== Provided material ==
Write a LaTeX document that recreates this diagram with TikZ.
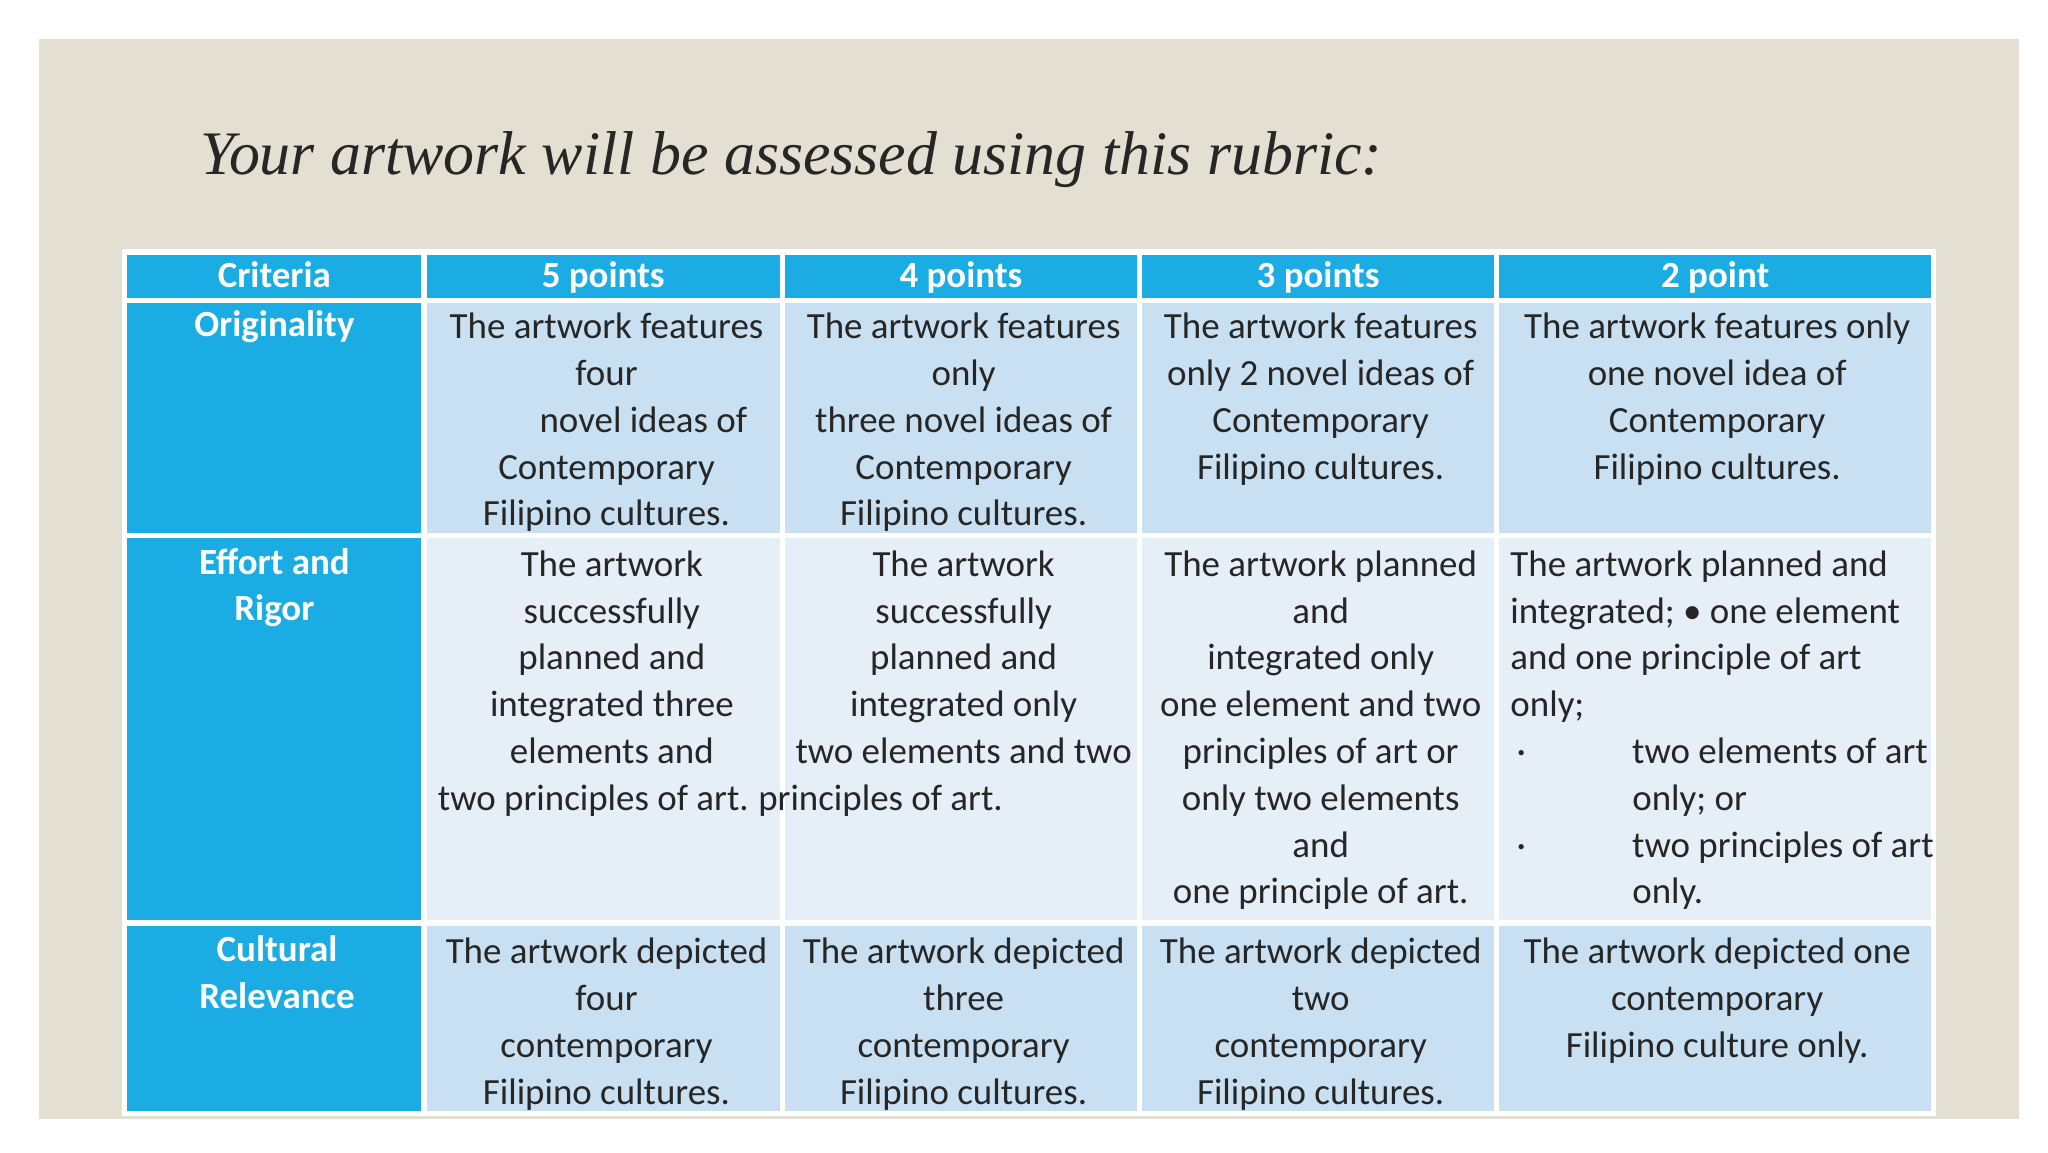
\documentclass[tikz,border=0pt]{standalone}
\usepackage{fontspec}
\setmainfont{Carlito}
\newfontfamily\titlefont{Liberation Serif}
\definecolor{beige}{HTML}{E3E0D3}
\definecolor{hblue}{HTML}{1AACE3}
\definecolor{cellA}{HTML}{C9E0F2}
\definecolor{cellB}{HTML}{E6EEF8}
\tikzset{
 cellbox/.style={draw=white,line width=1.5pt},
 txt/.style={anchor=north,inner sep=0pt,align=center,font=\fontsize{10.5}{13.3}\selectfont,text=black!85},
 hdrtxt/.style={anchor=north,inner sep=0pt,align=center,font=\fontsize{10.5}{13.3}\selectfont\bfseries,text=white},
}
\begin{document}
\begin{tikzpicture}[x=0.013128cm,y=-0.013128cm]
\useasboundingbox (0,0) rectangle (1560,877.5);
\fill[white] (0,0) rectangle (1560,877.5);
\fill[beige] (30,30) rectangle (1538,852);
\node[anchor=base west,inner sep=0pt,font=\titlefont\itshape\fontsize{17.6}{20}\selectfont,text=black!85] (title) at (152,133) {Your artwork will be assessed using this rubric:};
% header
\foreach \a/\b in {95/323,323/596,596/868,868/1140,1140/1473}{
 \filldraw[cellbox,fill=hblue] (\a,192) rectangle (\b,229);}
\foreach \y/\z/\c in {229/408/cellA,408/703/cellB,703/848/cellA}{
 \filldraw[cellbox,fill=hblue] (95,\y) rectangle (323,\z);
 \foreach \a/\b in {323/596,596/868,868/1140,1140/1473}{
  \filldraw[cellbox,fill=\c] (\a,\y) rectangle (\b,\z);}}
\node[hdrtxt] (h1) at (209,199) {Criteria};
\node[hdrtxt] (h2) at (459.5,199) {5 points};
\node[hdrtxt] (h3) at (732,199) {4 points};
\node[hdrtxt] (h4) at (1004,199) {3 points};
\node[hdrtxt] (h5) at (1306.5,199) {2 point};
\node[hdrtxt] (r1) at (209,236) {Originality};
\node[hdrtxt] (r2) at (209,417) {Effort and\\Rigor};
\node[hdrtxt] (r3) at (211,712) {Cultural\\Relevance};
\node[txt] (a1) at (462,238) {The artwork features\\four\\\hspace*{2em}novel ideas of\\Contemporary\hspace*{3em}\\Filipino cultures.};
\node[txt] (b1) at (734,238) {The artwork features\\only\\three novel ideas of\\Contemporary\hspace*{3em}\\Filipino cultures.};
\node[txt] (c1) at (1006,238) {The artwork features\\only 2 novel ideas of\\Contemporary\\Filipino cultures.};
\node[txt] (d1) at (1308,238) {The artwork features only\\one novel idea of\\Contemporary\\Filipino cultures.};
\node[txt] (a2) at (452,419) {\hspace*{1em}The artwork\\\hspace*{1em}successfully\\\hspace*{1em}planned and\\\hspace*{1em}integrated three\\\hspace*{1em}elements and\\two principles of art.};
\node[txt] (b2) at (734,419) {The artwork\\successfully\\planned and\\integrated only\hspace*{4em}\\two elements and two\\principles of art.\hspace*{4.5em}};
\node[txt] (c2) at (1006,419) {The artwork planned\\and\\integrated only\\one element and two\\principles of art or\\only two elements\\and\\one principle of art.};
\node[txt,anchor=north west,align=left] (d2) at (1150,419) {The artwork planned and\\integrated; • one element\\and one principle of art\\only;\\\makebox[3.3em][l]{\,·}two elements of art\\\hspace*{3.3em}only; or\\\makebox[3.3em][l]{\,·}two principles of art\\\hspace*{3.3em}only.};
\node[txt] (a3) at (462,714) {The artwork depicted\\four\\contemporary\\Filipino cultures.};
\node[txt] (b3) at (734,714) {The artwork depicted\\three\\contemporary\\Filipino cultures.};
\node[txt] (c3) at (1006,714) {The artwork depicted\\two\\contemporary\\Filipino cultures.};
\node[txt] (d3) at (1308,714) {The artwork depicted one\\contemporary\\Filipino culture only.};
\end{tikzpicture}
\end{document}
===
[What to do] Only a number is expected here: the count of lines in the listing that hold the string "this".

[Exercise output] 2